# Looking for Insurance Quote's



## NatchoMan (Jul 10, 2015)

Hi

Im looking to purchase a Nissan Skyline GTT in the next few weeks as im turning 25 this week  and was wondering if any more specialized insurance companys could give me a quote. The car will be roughly doing around 6000 miles a year and will become slightly modified over my ownership. (bodywork, wheels, suspension, exhaust, front seats) but nothing crazy. I have had quotes of around 1000 so far but was looking to get it down a little more. 

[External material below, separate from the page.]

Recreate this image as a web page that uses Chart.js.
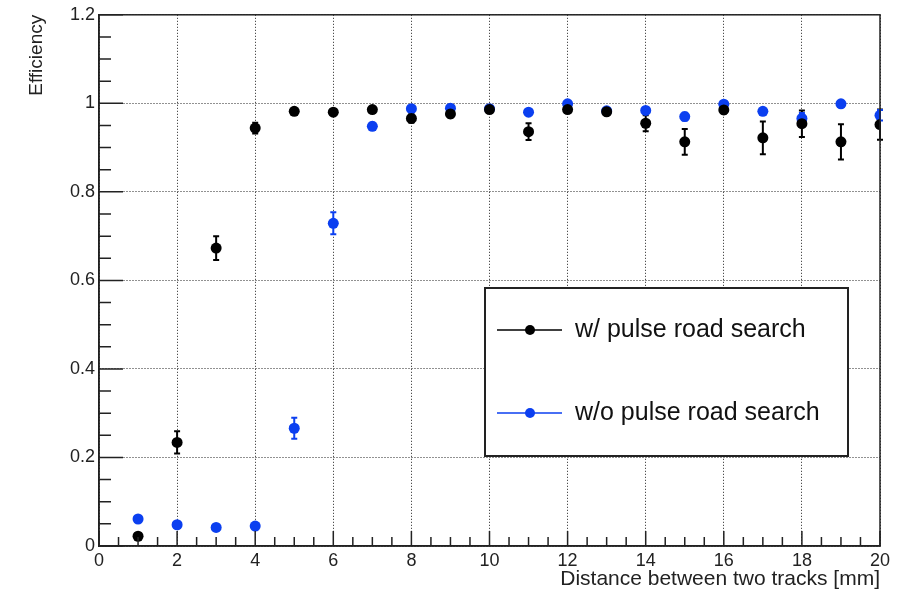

Please pm me or call me on 07913955431 so i can go through all of my required details

Many thanks

Nathan


----------



## TREG (May 20, 2004)

Try A plan and Zenith mate


----------



## RizzyGTR (Nov 18, 2012)

also give Sky insurance and Adrian Flux a shout, i always found Sky to be most competitive but you never know....


----------



## Adrian Flux Insurance Services (Nov 1, 2010)

Hi,

We'll give you a shout to see what we can do. Could you PM me your email address incase we struggle to get through?

Regards,
Dan.


----------



## J13ME (Apr 24, 2015)

I emailed you guys (flux) for a quote but no reply?


----------



## Adrian Flux Insurance Services (Nov 1, 2010)

J13ME said:


> I emailed you guys (flux) for a quote but no reply?


Hi,

What email address did you use? Apologies that you didn't get a reply.

Kind regards
Dan.


----------